According to BBC News, the program is intended to stoke the conversation about the risks and obstacles that such a mission would entail.
“Every part of this mission scenario has been demonstrated one way or the other, including the in situ propellant production on the surface of Mars,” Imperial professor Tom Pike told the British news agency. “There are big, big jumps between a demonstration at one level and putting together the engineering systems for a mission, but they are engineering challenges. They are not fundamentally about making new discoveries.”
According to the documentary, the manned mission would begin with a rocket launch sending a two-part craft into Earth orbit just as Mars is approaching its closest distance to our planet. A rocket burst would then send the craft on a curved trajectory toward Mars.
After leaving Earth’s orbit, the two parts of the craft, the lander and the cruise vehicle, would extend from each other via an unwinding steel cable. Tethered by a distance of about 200 feet, short thruster rockets would send both sections spinning around a central pivot point to create artificial gravity through centrifugal force. This faux gravitational pull would prevent 1 to 2 percent bone loss per month caused by the microgravity of outer space.
As the craft approaches Mars, the spin rate would be slowed from an approximation of Earth’s gravity to an approximation of gravity on Mars.
“We’ve obviously got some real issues with a long-term mission in terms of the de-conditioning which goes on in the space environment,” said Ryan Robinson, a physiologist from Imperial. “If (crew member are) landing they’ll be susceptible to fractures if they’ve got to be exerting themselves.”
Astronauts would also be exposed to deadly solar flares and cosmic radiation throughout the entire Mars mission and steps would need to be taken to limit or prevent exposure, the scientists said.
After landing on the Martian surface, the crew would be able to perform experiments and make observation not yet possible with robotic explorers.

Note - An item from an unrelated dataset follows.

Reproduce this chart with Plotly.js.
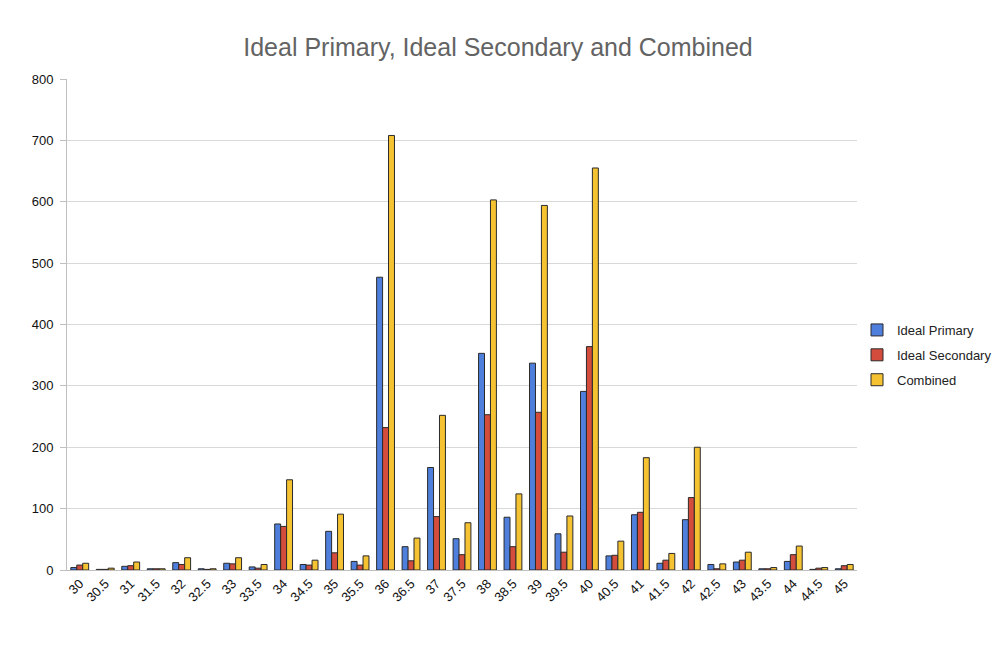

“Some people think that the use of humans is just something that is popular and attractive from an adventure and inspirational point of view, but there are also real scientific benefits for sending humans,” said Mark Sephton, the Imperial team’s geologist. “Humans can data process while they’re walking around, while they’re looking at rocks. They’re probably the most sophisticated computer, the most sophisticated robotic living organism that we can imagine.”
While getting to and surviving on Mars is challenging enough, the scientists involved in the show said the biggest difficulty would be getting Martian explorers back home. Rocket fuel would have to be generated by mining frozen water from the Martian surface so that it could be split into hydrogen and oxygen, both necessary components for fuel. To accomplish this, the scientists said an automated mining and production facility could be launched in advance on the manned mission.
With enough fuel waiting for them on the Martian surface, the crew could launch a craft to rejoin the orbiting cruise vessel. The rejoined vessel could then begin the nine-month trek back home.
While the entire project sounds a bit like science fiction from the “not too distant future,” several recent private proposals have envisioned sending people to Mars in the coming decades.